Beware: contraception is not a 100% deal
Share this article:
It promised to offer you a maximum 99% efficacy rate - surely you wouldn’t be in that 1%?
Unplanned pregnancies due to failed contraceptive methods can cause upheaval, distrust, and pain in many relationships.
These are more common than one might think and many women have to decide whether to sustain an unplanned, sometimes unwanted, pregnancy or have an abortion.
“People need to realise that contraception is not completely effective. Many women also undergo abortions because contraceptives failed, they experienced side-effects or they were not informed about all the options,” said Dr Judy Kluge, head of the Family Planning Unit at Stellenbosch University’s Faculty of Medicine and Health Sciences.
According to the Guttmacher Institute, an American research and policy organisation committed to advancing sexual and reproductive health and rights, in Africa an estimated 34 in every 1000 pregnancies are aborted.
“(Contraception efficacy)... is dependent upon a number of factors other than the way it works at preventing a pregnancy. These include ease of use, which affects compliance... the fertility of the women using it, etc,” Kluge explained.
“A good example is the pill (combined oral contraceptive pill) if you use it perfectly then the failure rate in 100 women in the first year of use is 0.3. But (with) how women typically use it, it has a nine percent failure rate... nine in 100 women using the pill will fall pregnant.”
Kluge explained that the pill is taken every day and so relies on the user in order to work correctly.

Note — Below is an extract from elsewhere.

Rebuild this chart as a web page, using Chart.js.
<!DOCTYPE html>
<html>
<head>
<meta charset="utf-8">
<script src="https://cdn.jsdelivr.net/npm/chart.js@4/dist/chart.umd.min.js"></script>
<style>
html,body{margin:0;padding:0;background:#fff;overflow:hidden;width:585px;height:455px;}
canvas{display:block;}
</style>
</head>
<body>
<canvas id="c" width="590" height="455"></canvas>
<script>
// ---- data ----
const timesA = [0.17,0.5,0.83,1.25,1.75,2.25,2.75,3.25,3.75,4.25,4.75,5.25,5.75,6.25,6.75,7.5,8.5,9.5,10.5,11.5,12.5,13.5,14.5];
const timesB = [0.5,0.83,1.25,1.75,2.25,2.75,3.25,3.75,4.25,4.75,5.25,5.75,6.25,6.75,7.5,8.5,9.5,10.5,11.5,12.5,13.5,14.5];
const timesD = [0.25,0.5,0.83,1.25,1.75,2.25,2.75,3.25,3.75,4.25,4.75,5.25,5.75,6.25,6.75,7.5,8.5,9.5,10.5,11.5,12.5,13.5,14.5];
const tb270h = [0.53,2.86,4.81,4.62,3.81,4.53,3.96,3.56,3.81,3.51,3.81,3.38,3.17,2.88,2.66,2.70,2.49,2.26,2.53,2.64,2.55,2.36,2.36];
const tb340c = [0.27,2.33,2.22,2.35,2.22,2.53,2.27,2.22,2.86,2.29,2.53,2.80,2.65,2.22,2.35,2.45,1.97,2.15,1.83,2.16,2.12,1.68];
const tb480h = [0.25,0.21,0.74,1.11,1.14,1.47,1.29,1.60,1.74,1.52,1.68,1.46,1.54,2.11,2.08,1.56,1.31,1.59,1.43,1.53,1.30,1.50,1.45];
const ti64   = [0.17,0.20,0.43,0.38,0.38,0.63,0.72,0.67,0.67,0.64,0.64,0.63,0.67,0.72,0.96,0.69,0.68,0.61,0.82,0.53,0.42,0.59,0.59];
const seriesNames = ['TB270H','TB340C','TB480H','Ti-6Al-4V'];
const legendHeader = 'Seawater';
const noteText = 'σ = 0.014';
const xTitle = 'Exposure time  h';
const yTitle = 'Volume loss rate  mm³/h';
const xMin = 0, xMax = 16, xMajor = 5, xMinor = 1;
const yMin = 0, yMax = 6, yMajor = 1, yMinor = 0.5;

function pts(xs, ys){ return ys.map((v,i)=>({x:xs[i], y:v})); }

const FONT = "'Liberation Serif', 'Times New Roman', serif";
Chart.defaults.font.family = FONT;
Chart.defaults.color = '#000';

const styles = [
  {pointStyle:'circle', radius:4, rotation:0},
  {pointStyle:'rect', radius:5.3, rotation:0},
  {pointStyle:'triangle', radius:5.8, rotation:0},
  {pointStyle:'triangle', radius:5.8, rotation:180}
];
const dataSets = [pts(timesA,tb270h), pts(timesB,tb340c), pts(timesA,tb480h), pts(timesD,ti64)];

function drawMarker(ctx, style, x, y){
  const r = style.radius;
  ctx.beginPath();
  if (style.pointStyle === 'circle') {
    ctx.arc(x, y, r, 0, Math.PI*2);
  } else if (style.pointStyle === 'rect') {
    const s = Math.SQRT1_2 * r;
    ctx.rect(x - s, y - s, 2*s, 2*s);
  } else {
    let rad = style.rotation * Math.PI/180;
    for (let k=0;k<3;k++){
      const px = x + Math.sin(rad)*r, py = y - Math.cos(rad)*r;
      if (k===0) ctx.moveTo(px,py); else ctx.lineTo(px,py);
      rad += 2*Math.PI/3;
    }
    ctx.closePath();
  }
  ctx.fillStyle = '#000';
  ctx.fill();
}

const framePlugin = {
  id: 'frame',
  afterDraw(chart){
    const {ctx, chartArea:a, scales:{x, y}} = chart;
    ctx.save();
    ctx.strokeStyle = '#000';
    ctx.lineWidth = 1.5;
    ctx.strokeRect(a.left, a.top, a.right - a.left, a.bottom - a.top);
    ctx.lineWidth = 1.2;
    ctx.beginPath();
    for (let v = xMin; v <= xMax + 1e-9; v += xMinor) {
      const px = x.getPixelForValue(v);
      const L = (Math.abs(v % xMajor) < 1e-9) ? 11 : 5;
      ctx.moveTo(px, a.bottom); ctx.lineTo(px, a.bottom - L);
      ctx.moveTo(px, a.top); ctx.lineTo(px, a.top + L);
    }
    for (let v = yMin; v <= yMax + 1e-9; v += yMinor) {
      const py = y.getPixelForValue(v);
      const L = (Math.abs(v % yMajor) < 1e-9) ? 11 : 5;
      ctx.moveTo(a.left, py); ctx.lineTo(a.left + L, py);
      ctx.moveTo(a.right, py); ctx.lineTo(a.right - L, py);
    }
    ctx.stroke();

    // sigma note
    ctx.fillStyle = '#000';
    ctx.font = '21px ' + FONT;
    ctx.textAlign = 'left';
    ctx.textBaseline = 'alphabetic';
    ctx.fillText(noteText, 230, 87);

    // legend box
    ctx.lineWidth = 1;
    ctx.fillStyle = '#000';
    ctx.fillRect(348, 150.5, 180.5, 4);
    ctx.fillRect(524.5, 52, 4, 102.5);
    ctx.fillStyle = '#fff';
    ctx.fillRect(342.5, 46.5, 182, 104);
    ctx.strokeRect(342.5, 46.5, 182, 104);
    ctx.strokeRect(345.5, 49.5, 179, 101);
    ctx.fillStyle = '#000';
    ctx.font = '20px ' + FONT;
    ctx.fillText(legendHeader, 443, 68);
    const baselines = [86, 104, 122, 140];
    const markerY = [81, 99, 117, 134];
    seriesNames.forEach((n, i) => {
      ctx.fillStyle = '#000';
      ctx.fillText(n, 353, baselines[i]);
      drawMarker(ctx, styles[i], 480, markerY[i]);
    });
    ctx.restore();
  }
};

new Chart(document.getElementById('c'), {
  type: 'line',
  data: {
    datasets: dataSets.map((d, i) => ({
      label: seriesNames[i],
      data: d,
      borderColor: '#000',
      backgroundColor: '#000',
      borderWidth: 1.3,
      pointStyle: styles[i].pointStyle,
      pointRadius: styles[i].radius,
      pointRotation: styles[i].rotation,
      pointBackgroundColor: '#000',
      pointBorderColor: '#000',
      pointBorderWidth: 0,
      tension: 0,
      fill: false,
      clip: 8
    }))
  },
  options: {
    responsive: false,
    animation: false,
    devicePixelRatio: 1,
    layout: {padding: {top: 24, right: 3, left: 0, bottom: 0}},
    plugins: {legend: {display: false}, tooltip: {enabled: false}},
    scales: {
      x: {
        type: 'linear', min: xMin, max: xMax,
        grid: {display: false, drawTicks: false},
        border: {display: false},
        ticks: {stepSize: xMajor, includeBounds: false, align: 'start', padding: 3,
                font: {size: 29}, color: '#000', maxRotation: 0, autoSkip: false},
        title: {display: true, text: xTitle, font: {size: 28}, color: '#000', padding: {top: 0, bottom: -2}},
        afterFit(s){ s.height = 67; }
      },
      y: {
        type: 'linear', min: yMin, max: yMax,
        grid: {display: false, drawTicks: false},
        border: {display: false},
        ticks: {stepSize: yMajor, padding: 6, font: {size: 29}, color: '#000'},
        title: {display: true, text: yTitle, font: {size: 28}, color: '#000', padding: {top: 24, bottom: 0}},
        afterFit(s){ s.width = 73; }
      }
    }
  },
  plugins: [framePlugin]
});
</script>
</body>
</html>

Long-lasting methods such as intrauterine devices (both copper and progesterone containing) and the implant are “fit and forget” methods with very low failure rates.
According to Kluge, the implant has a failure rate of 0.05, which translates to one in 2000 women falling pregnant in the first year, compared to female sterilisation which has a 0.5% (one in 200) failure rate. So it is essentially 10 times better at preventing a pregnancy than female sterilisation.
A vasectomy has a failure rate of 0.15%.
Thando*, 34, of Cape Town and her husband experienced first hand the trauma of a failed sterilisation.
“We didn’t want more than two children. By 2010, we had a girl and were expecting a baby boy the following year. My husband underwent a vasectomy in 2011 at a local hospital in Cape Town. Four years later,we found out we were pregnant.”
A vasectomy is a permanent procedure which, according to the Royal College of Obstetricians and Gynaecologists, blocks or cuts the tubes that take the sperm. According to the college: “It takes a while to become effective and a man needs to have ejaculated about 20 times.
Thando said: “My husband took it really hard... He was studying and our children were aged six and four.”
He wanted to sue the doctor who performed the vasectomy.
After her son’s birth, Thando underwent sterilisation, but the couple lamented how no explanation was given as to how she could have fallen pregnant despite her husband’s vasectomy.
“We need to give women and men proper information about the methods that they use,” Kluge said.
In addition, she said that people should be told if their medication, taken for other illnesses, could interfere with the effectiveness of contraception.